The birds’ eye view above ground yields greater threat visibility while automating routine monitoring, anomaly detection and response.

Tasked with prioritizing cybersecurity over everything else, organizations are looking out for more effective and efficient defence mechanisms that speed up response times to detected anomalies and breaches.

The use of AI and ML is invaluable in this aspect, automating the collection of performance and configuration data from security devices, performing routine administrative verification tasks, and responding to events that require immediate attention.

This automation of cybersecurity offers two main benefits:

  • Faster response time to threats: Security teams can see the difference in how security automation reduces human error and increases the responsiveness to any threats or breaches. Incident response can therefore be measured in minutes instead of hours (or days).
  • Relieves teams from mundane duties to focus on higher-level work: Automation of cybersecurity processes helps to orchestrate all systems and tools, monitor performance and alert humans to any unforeseen events.

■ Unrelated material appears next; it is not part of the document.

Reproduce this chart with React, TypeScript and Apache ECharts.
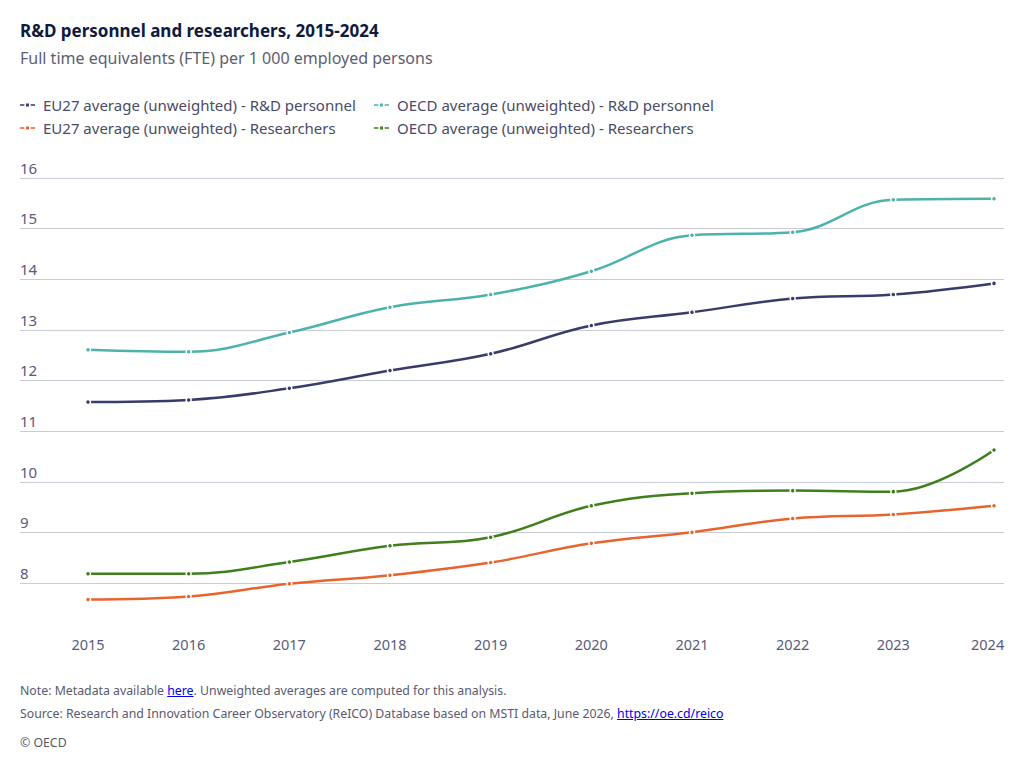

Thus this leaves human talent to focus on the more critical tasks.

According to Subramaniyam Iyer, Regional Director (India & SAARC), Forescout Technologies: “As the number of connected devices escalates, and more functions become or automated, the threat landscape will continue to shift and evolve. As you cannot protect what you cannot see, cybersecurity programs must keep pace” through automation and AI.

Handling SOARing cyber complexity

To keep pace with the challenges of automating cybersecurity, the concept of Security Orchestration, Automation and Response (SOAR) is gaining traction.

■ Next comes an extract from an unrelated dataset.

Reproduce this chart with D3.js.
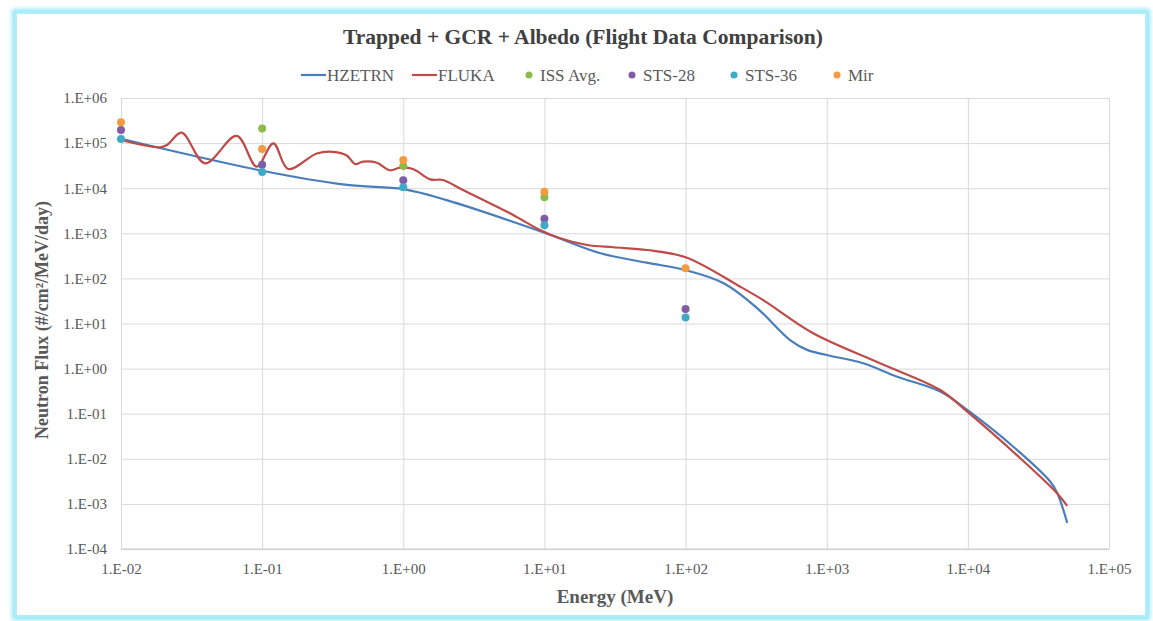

SOAR encompasses three functions: threat and vulnerability management; security incident response; and security operations automation.

The beauty of SOAR lies in the fact that it does not just remain centered on data collection and analysis but also addresses the dynamic data generated by cloud and IT applications. According to D K Bajaj, CEO, D M Systems (India): “It is not just big enterprises but small- and medium-sized enterprises also are adopting security automation tools. They have come to realize that automation can save both time and money.  In the absence of adequate trained staff, automating the security process just seems like the right solution.”

How high to SOAR?

Although automation can be implemented in both high-risk and low-risk security situations, solutions such as SOAR work best when used to automate only repetitive tasks. As yet, security automation technologies cannot handle advanced tasks autonomously all the time, and rely on some kind of human intervention and judgement.

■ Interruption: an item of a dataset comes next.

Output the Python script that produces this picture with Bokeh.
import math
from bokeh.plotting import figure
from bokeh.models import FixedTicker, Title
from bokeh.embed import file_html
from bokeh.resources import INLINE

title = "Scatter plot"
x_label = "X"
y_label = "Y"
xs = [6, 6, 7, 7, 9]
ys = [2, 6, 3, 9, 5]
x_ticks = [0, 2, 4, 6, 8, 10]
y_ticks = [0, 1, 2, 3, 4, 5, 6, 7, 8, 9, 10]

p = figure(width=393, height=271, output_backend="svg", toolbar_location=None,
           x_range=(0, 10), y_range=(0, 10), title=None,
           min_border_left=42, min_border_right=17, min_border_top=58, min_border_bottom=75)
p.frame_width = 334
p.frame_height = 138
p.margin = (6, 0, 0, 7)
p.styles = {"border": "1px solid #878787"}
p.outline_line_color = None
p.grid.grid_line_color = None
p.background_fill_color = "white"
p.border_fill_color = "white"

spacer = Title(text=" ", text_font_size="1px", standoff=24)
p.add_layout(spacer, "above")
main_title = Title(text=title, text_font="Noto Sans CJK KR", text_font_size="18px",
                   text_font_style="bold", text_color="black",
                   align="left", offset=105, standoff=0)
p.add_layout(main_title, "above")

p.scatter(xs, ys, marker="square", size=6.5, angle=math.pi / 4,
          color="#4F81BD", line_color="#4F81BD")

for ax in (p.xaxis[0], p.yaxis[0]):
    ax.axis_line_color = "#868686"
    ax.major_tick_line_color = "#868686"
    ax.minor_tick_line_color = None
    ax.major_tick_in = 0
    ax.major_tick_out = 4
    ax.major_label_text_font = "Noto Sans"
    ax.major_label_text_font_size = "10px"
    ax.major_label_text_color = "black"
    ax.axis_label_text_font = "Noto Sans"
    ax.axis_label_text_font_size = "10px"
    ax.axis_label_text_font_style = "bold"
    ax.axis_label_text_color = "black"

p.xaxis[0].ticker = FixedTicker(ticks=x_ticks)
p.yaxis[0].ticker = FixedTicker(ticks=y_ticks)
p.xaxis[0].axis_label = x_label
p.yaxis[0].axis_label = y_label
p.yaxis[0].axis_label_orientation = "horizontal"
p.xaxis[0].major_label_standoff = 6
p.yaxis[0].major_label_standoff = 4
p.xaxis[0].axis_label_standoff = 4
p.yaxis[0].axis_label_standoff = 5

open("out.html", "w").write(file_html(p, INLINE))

Due to limitations such as algorithmic training requirements and false positives, organizations adopting security automation still need to balance the level of automation with human intelligence and oversight.

In the meantime, a sufficient level of automation can already help address the workforce and talent shortages in the cybersecurity. Further degrees of automation can be moderated and introduced progressively as the algorithmic training improves, and security staff strengths have been adjusted to an optimal level to support a continually augmented cybersecurity posture.